The request
Work through the listing below and count the lines that hold "script". Answer with the number alone.

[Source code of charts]
════════════════
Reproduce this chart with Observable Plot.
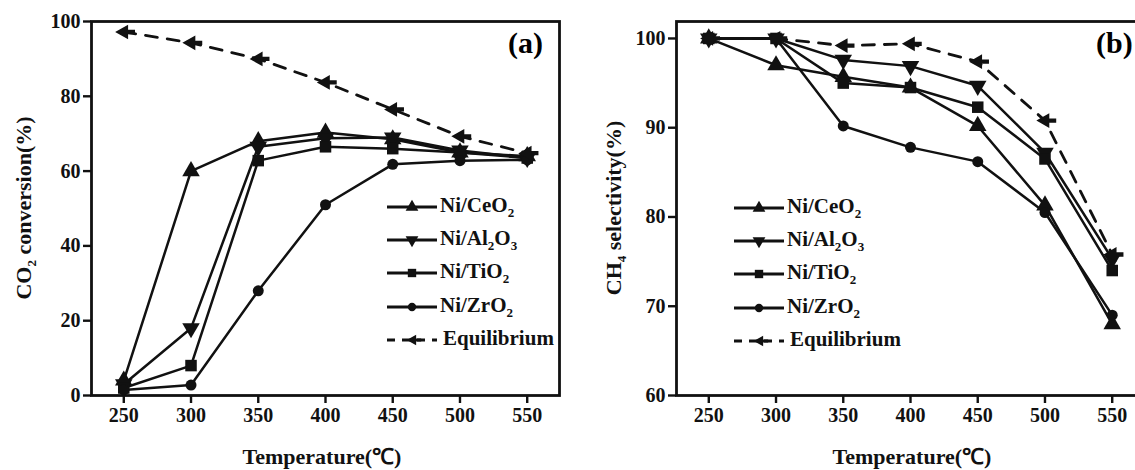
<!DOCTYPE html>
<html><head><meta charset="utf-8">
<script src="https://cdn.jsdelivr.net/npm/d3@7"></script>
<script src="https://cdn.jsdelivr.net/npm/@observablehq/plot@0.6"></script>
<style>
body{margin:0;background:#fff;overflow:hidden;}
#wrap{position:relative;width:1135px;height:470px;overflow:hidden;font-family:"Liberation Serif","Times New Roman",serif;font-weight:bold;}
#wrap svg text{font-family:"Liberation Serif","Times New Roman",serif;}
.panel{position:absolute;top:0;}
.lab{position:absolute;font-size:22px;white-space:nowrap;color:#111;}
.ylab{transform:translate(-50%,-50%) rotate(-90deg);}
.xlab{transform:translate(-50%,-50%);}
.tag{position:absolute;font-size:30px;}
.legend{position:absolute;font-size:21px;color:#111;}
.legend .row{position:absolute;left:0;white-space:nowrap;height:20px;}
.legend svg{position:absolute;left:0;top:0;}
.legend span{position:absolute;left:54px;top:-4px;}
sub{font-size:13px;vertical-align:-5px;line-height:0;}
</style></head>
<body><div id="wrap"></div>
<script>
const temps = [250, 300, 350, 400, 450, 500, 550];
const seriesNames = ["Ni/CeO2", "Ni/Al2O3", "Ni/TiO2", "Ni/ZrO2", "Equilibrium"];
// Panel (a): CO2 conversion (%)
const convCeO2  = [4, 60, 68, 70.3, 68.5, 65, 64];
const convAl2O3 = [3, 18, 66.5, 68.8, 69, 65.5, 63.5];
const convTiO2  = [2, 8, 62.8, 66.5, 66, 65, 63.5];
const convZrO2  = [1.5, 2.8, 28, 51, 61.8, 62.8, 63];
const convEq    = [97.2, 94.3, 90, 83.7, 76.5, 69.3, 64.8];
// Panel (b): CH4 selectivity (%)
const selCeO2  = [100, 97, 95.7, 94.5, 90.2, 81.3, 68];
const selAl2O3 = [100, 100, 97.6, 96.9, 94.7, 87.2, 75.3];
const selTiO2  = [100, 100, 95, 94.5, 92.3, 86.5, 74];
const selZrO2  = [100, 100, 90.2, 87.8, 86.2, 80.5, 69];
const selEq    = [100, 100, 99.2, 99.4, 97.4, 90.8, 75.8];
const yTicksA = [0, 20, 40, 60, 80, 100];
const yTicksB = [60, 70, 80, 90, 100];

const arrowLeft = {
  draw(ctx, size) {
    const r = Math.sqrt(size) * 0.75;
    ctx.moveTo(-r, 0);
    ctx.lineTo(r * 0.5, -r * 0.85);
    ctx.lineTo(r * 0.5, r * 0.85);
    ctx.closePath();
    ctx.moveTo(r * 0.5, -r * 0.25);
    ctx.lineTo(r * 1.3, -r * 0.25);
    ctx.lineTo(r * 1.3, r * 0.25);
    ctx.lineTo(r * 0.5, r * 0.25);
    ctx.closePath();
  }
};
const triDown = {draw(ctx, size) {const s = Math.sqrt(size * 4 / Math.sqrt(3)); const h = s * Math.sqrt(3) / 2; ctx.moveTo(0, h * 2 / 3); ctx.lineTo(s / 2, -h / 3); ctx.lineTo(-s / 2, -h / 3); ctx.closePath();}};
const symbols = {"Ni/CeO2": d3.symbolTriangle, "Ni/Al2O3": triDown, "Ni/TiO2": d3.symbolSquare, "Ni/ZrO2": d3.symbolCircle, "Equilibrium": arrowLeft};

function rows(arrs) {
  const out = [];
  arrs.forEach((a, i) => a.forEach((v, j) => out.push({s: seriesNames[i], t: temps[j], v})));
  return out;
}

function panel(data, opts) {
  const solid = data.filter(d => d.s !== "Equilibrium");
  const eq = data.filter(d => d.s === "Equilibrium");
  const marks = [
    Plot.line(eq, {x: "t", y: "v", stroke: "#111", strokeWidth: 2.8, strokeDasharray: "12,10"}),
    Plot.line(solid, {x: "t", y: "v", z: "s", stroke: "#111", strokeWidth: 2.5}),
  ];
  for (const name of seriesNames) {
    marks.push(Plot.dot(data.filter(d => d.s === name), {x: "t", y: "v", symbol: symbols[name], fill: "#111", stroke: "none", r: name === "Ni/ZrO2" ? 5.5 : 6.5}));
  }
  marks.push(Plot.frame({stroke: "#111", strokeWidth: 2.8}));
  marks.push(Plot.axisX({ticks: temps, tickSize: 8, tickPadding: 4, tickFormat: d => d, strokeWidth: 2.4, label: null}));
  marks.push(Plot.axisY({ticks: opts.yticks, tickSize: 8, tickPadding: 3, tickFormat: d => d, strokeWidth: 2.4, label: null}));
  return Plot.plot({
    width: opts.ml + 468 + 13, height: 470,
    marginLeft: opts.ml, marginRight: 13, marginTop: 21, marginBottom: 75,
    x: {domain: [226, 574]},
    y: {domain: opts.ydomain},
    style: {fontFamily: '"Liberation Serif", "Times New Roman", serif', fontWeight: "bold", fontSize: "20px", background: "transparent", color: "#111", overflow: "visible"},
    marks
  });
}

const wrap = document.getElementById("wrap");
const pa = panel(rows([convCeO2, convAl2O3, convTiO2, convZrO2, convEq]), {ml: 91, ydomain: [0, 100], yticks: yTicksA});
pa.classList.add("panel"); pa.style.left = "0px";
wrap.appendChild(pa);
const pb = panel(rows([selCeO2, selAl2O3, selTiO2, selZrO2, selEq]), {ml: 84, ydomain: [60, 101.9], yticks: yTicksB});
pb.classList.add("panel"); pb.style.left = "592px";
wrap.appendChild(pb);

function addHTML(html, cls, left, top) {
  const d = document.createElement("div");
  d.className = cls; d.innerHTML = html;
  d.style.left = left + "px"; d.style.top = top + "px";
  wrap.appendChild(d);
  return d;
}
addHTML("CO<sub>2</sub> conversion(%)", "lab ylab", 24, 208);
addHTML("CH<sub>4</sub> selectivity(%)", "lab ylab", 614, 208);
addHTML("Temperature(℃)", "lab xlab", 322, 455);
addHTML("Temperature(℃)", "lab xlab", 912, 455);
addHTML("(a)", "tag", 508, 26);
addHTML("(b)", "tag", 1096, 26);

const legendLabels = ["Ni/CeO<sub>2</sub>", "Ni/Al<sub>2</sub>O<sub>3</sub>", "Ni/TiO<sub>2</sub>", "Ni/ZrO<sub>2</sub>", "Equilibrium"];
function legend(left, top) {
  const lg = document.createElement("div");
  lg.className = "legend"; lg.style.left = left + "px"; lg.style.top = top + "px";
  seriesNames.forEach((name, i) => {
    const row = document.createElement("div");
    row.className = "row"; row.style.top = (i * 33.2) + "px";
    const eq = name === "Equilibrium";
    const sym = d3.symbol(symbols[name], name === "Ni/ZrO2" ? 55 : 70)();
    row.innerHTML = `<svg width="54" height="20"><line x1="1" x2="51" y1="10" y2="10" stroke="#111" stroke-width="3" ${eq ? 'stroke-dasharray="8,7"' : ''}/><path d="${sym}" transform="translate(${eq ? 27 : 26},10)" fill="#111"/></svg><span${eq ? ' style="left:57px"' : ''}>${legendLabels[i]}</span>`;
    lg.appendChild(row);
  });
  wrap.appendChild(lg);
}
legend(386, 197);
legend(733, 198);
</script>
</body></html>
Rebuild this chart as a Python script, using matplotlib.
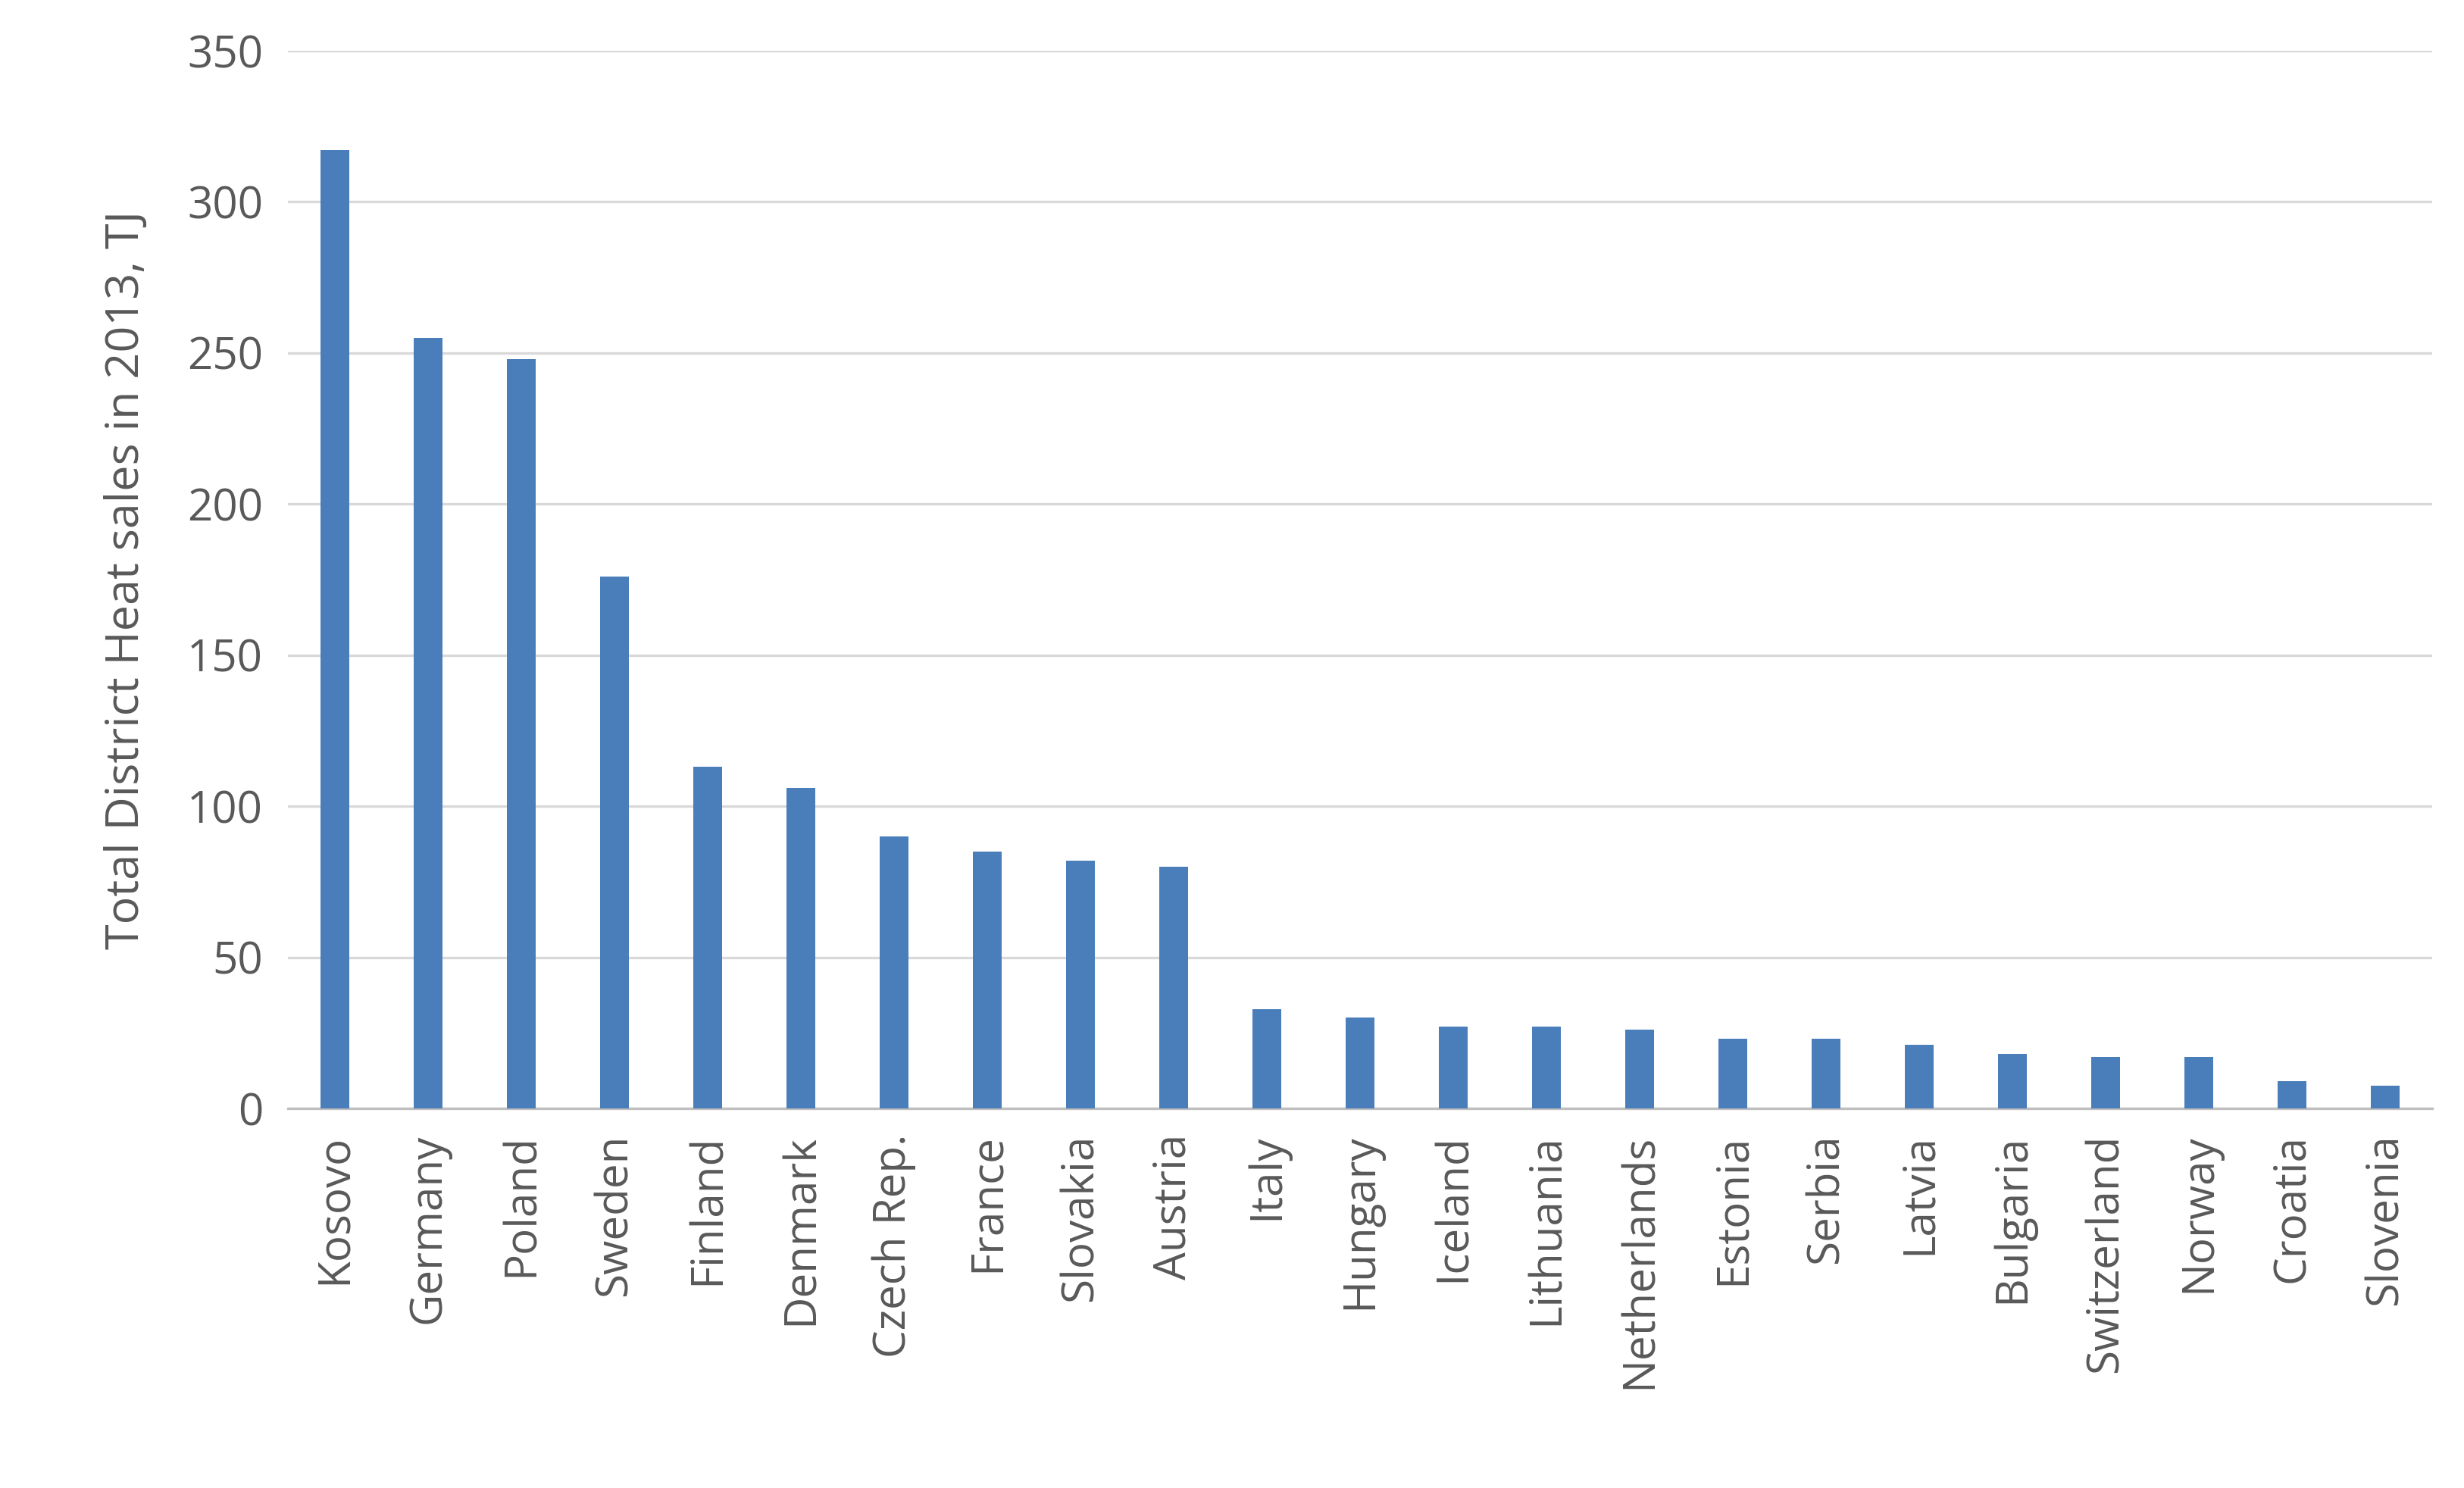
════════════════
Answer to this task
5